Memur sendikacılığı bugünlerde zor bir sınav veriyor. Tarihin kırılma noktasında asıl işlevi üyesine kazandırmak olan sendikalar, bir yandan yok olan meslekler, dijitalleşme ve robotların tehdidi altında geleceğe hazırlanırken, diğer yandan güncel problemlerle, birbirlerine karşı adeta köşe kapmaca oynuyorlar. Daha doğrusu yetkili sendika olarak hem yetkinin hakkını vermeye hem de yetkisiz ve sorumsuz sendikaların haksız ve yersiz saldırılarından kendimizi korumaya çalışıyoruz.
Bu küçük sendikalardan, terörle arasına mesafe koymadığı için ayrıldığı sendikadan kendini farklı gösterme çabası içinde olan sendika, ne yapsa kimse inanmıyor, çünkü geçmişte yaptıkları peşlerini bırakmıyor. On yıl önce aldığımız sivil kıyafet eylem kararımıza karşı, mülki amirler ve yöneticiler hakkında suç duyurusunda bulunduklarını unutarak, şimdilerde özgürlük havarisi kesilmişler. Özgürlükler adına, dini ve milli değerlerimizi yaşatmak adına hangi adımı attıysak karşımızda durdular, mahkemelere taşıdılar. Eylemleri bile inandırıcı değil. Toplu sözleşme devam ederken değil, birileri ülkeyi karıştırmak için sokağa çağrı yapınca eylem yapma geleneğinden geldiklerini bir kere daha göstermiş oldular.
Başından beri oturdukları toplu sözleşme masasına, imzaların atılacağı son gün oturma cesaretini gösteremeyen diğer bir sendika yöneticileri ise, ekonomik savrulmayı, yaşadıkları teşkilat içi kargaşayı örtebilmek için kullanma çabasında. Yıllardır ehliyet liyakat dediler, üyelerinin, ehliyetsiz ve liyakatsiz görerek oy vermediği ne kadar yönetici varsa görevde tuttular. Bu dönemde yapabilecekleri en iyi iş köşelerine çekilip, sendikal mücadele tarihine bıraktıkları kara lekeden nasıl kurtulacaklarını düşünmek olmalıydı.
Şartlar ne kadar zor olsa da üyesi için yerine göre eylem yapmak, yerine göre diplomasiyi konuşturmak, çözüm bulmak, kazanım üretmek Memur Sen’in işidir. Otuz yıllık memur sendikacılığında üyenin ve ülkenin hayrına ne yapılmışsa Memur Sen yapmıştır. Yine biz çözeceğiz, ek zam alınacak ve kayıplarımız telafi edilecekse yine biz yapacağız. Diğerleri sadece polemik üretecekler, yaşayıp göreceğiz. Her karşılaştığımız yerde bu küçük sendika temsilcilerine soralım, bugüne kadar bize bir kurşun kalem kazandırdınız mı?

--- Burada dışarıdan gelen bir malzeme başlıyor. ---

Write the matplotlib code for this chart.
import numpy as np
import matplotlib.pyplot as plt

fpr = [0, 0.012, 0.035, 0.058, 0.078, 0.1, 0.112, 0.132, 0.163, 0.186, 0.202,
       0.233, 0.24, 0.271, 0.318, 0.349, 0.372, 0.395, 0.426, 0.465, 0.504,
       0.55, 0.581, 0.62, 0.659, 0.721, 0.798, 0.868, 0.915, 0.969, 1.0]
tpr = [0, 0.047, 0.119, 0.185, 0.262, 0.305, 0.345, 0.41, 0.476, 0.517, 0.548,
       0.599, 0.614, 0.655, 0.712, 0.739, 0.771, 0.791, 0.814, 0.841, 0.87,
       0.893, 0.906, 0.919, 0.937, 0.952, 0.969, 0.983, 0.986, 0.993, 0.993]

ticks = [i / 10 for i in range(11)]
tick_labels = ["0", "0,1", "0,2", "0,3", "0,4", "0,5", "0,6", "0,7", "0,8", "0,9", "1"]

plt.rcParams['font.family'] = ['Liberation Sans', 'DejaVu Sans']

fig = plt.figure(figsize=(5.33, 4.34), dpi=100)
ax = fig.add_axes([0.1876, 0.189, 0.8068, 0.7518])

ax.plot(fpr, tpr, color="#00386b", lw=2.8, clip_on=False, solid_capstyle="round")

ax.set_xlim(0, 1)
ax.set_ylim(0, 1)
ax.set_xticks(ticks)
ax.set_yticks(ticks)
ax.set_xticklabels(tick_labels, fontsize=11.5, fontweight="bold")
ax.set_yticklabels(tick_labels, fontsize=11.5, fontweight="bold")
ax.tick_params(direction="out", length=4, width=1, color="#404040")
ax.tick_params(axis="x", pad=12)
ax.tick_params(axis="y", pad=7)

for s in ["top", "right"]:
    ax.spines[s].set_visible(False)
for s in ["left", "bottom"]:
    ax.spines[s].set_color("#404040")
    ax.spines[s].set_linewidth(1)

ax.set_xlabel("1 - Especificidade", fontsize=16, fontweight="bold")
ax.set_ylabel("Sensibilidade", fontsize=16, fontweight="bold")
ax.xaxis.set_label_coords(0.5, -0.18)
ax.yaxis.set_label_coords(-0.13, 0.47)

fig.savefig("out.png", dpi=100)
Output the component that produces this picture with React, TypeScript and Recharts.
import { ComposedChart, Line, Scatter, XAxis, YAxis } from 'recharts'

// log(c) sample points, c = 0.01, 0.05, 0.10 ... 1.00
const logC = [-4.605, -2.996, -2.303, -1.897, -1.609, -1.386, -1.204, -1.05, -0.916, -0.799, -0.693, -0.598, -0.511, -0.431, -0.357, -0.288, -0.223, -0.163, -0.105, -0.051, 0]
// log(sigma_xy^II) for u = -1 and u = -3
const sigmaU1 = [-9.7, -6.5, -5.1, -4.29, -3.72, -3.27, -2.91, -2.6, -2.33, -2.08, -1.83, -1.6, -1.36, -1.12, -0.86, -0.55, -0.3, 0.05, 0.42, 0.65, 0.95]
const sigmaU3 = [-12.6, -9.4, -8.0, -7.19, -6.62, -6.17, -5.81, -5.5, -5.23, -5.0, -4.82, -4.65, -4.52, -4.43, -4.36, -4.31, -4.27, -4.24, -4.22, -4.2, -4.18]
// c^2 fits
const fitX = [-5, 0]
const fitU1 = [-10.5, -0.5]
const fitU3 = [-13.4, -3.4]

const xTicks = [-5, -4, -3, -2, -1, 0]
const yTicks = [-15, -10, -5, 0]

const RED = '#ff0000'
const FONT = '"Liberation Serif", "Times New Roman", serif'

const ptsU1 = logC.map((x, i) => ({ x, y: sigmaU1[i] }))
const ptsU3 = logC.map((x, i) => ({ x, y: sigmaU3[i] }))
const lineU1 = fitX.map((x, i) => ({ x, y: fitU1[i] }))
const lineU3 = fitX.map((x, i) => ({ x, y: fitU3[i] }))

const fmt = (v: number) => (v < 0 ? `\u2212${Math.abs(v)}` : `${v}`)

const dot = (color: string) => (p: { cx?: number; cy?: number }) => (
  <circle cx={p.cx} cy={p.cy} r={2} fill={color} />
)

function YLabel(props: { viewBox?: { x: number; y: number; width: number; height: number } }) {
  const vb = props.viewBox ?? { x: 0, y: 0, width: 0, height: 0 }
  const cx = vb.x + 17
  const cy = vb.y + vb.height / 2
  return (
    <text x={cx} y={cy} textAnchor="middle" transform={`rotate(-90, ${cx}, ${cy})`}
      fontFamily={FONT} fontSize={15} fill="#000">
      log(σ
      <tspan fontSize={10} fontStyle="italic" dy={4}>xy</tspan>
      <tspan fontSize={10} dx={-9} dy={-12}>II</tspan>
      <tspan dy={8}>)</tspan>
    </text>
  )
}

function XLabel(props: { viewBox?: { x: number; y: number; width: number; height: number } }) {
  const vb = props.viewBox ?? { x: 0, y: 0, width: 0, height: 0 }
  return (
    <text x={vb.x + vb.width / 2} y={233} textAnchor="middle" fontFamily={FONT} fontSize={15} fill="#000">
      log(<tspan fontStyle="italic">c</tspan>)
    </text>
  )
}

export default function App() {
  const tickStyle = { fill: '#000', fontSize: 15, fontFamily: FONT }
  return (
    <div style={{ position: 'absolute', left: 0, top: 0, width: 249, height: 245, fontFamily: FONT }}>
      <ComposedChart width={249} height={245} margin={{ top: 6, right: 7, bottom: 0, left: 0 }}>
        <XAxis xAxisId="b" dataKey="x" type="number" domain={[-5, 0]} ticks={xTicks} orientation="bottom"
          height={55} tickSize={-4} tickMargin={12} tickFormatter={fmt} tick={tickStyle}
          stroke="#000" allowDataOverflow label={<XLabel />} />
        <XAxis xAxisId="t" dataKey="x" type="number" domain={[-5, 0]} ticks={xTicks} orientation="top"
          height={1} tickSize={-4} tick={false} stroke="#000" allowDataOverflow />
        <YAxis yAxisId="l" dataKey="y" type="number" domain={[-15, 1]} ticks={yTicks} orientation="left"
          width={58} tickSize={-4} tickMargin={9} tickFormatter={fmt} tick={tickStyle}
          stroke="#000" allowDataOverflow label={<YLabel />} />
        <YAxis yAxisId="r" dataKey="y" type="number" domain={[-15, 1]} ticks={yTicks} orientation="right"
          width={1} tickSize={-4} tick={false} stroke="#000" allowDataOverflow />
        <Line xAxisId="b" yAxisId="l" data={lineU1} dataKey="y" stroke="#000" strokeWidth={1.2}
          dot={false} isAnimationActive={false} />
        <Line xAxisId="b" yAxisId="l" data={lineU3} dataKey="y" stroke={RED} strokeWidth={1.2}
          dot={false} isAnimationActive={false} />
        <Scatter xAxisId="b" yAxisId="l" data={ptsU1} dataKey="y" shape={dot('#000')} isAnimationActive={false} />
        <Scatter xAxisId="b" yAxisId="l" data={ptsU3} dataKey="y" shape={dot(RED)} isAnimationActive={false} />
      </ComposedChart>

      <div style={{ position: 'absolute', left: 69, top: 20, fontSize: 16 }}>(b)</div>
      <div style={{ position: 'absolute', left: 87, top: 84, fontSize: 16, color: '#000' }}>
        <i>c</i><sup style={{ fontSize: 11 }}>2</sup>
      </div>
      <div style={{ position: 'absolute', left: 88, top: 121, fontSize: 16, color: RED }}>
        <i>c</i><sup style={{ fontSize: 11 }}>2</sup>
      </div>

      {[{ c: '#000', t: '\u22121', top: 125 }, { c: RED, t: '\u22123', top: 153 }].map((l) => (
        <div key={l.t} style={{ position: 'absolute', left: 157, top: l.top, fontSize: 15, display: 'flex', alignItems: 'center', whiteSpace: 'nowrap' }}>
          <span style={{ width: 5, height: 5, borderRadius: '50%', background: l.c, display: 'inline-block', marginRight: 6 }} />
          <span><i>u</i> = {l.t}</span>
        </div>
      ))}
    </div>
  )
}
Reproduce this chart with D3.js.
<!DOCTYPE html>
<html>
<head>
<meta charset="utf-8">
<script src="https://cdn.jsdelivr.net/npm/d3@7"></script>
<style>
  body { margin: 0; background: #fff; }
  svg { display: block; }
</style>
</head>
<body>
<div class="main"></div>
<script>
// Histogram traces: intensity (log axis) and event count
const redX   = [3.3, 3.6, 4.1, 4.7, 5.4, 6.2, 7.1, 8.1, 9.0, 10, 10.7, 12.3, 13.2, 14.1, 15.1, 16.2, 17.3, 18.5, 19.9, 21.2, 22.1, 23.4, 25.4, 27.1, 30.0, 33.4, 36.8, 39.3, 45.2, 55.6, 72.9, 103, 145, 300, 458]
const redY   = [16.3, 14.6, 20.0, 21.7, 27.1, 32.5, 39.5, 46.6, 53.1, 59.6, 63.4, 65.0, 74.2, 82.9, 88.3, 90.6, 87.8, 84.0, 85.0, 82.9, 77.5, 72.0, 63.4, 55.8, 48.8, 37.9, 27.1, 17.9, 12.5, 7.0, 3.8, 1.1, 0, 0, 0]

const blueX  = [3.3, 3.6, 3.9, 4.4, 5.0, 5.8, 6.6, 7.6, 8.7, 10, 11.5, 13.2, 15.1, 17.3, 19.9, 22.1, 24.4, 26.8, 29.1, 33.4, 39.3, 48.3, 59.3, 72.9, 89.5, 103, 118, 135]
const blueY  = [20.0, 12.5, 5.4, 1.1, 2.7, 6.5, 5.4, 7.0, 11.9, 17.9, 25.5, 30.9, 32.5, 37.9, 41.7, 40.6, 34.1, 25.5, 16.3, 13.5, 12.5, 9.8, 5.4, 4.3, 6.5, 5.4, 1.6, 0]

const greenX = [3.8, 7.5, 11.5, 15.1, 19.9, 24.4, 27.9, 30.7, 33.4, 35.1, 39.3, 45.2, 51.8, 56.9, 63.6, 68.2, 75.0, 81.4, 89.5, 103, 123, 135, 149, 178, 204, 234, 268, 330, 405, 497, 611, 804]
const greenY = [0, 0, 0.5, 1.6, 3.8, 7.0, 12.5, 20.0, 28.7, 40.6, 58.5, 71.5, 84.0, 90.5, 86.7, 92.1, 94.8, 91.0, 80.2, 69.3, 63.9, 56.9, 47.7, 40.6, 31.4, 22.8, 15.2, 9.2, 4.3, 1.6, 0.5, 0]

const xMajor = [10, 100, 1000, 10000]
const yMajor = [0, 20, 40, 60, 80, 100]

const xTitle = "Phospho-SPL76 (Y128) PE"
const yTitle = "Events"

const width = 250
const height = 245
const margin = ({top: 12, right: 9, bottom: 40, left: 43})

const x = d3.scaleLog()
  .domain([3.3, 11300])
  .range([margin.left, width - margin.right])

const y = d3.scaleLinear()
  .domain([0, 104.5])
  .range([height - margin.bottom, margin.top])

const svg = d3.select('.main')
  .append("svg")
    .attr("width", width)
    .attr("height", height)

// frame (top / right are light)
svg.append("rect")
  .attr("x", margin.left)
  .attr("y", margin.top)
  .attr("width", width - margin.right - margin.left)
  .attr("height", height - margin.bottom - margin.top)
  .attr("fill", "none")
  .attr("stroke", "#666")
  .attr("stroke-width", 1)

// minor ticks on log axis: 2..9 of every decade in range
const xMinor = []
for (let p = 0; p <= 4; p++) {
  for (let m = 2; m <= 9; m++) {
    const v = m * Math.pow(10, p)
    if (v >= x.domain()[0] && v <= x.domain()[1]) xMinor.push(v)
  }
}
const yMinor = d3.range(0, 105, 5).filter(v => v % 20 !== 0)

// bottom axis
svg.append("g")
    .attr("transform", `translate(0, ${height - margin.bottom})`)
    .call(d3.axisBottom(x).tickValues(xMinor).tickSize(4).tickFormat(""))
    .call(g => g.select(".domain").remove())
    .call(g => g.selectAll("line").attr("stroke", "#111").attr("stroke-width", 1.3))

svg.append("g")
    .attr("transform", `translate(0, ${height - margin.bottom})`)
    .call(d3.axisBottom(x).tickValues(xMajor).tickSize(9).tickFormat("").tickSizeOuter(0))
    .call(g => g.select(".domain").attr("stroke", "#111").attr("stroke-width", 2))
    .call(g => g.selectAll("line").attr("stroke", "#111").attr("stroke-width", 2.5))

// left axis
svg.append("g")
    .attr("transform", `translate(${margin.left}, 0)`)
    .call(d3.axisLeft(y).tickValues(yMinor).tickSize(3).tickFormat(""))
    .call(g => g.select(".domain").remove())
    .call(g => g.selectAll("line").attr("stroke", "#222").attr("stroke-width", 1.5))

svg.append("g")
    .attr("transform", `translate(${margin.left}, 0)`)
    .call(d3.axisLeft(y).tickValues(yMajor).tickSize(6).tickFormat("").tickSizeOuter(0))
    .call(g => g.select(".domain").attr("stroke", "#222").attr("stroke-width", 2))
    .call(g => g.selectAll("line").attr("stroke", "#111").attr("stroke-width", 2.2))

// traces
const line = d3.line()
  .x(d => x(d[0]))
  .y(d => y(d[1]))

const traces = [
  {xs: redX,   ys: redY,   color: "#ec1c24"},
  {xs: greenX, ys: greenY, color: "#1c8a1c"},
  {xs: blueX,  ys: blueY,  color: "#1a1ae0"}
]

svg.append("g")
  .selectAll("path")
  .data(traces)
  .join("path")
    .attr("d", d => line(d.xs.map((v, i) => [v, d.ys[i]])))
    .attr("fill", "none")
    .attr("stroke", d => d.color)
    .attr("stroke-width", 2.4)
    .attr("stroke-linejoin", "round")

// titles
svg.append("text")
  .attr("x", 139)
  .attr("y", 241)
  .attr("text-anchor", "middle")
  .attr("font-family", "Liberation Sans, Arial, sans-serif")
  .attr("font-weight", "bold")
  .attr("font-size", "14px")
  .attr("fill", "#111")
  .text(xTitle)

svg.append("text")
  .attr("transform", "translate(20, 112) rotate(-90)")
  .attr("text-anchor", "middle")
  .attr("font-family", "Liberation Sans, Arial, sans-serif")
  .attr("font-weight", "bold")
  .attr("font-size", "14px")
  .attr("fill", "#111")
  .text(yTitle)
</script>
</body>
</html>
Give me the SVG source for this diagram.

Evet, ülkemiz zor günler geçirmektedir, sıkıntılarımız vardır, ancak geçmişte yaşadıklarımızı bize kimse unutturamaz. Yasakların kol gezdiği, yargıçların genelkurmayda esas duruşa geçtiği, kaynaklarımızın bir gecede paylaşıldığı, bankaların talan edildiği o kara günlerde; millet iradesinin, emeğin, alın terinin, sorgusuz sualsiz işinden atılan memurun, okuluna alınmayan öğrencinin, geleceği karartılan esnafın yanında durmayan ancak bugünlerde cici çocuk rolüne bürünen bu üst aklın güdümlü sarı sendikalarını unutmadık. Biz var oldukça ve bizim bu sendikal hafızamız yaşadıkça, peşinizi bırakmayacak ve sizi her defasında sicilinizle yüzleştirmeye devam edeceğiz.
Talat YAVUZ
Memur Sen İstanbul İl Başkanı
Ya bırak goy goyu. %kaç zam alacağız. Enflasyona karşı nasıl ezilmeyeceğiz ondan haber ver.
Hiç görmedim hatta haksızlığa uğrayanlar onun umrunda bile değil onun için sendikasından istifa ettim o sadece koltuk peşinde birde okullara gelip sanki bir davası varmış gibi davranıyor
Nöbet ücreti kazanımı için ne diyeceksiniz. 3600 sizin aklınızda bile yokken imza kampanyası başlatıp meclis gündemine taşıyan kim. Siz sadece koltuğunuzu düşünen, kendi cebine girene göre hesap yapan, masada memuru satan bir sendikasınız.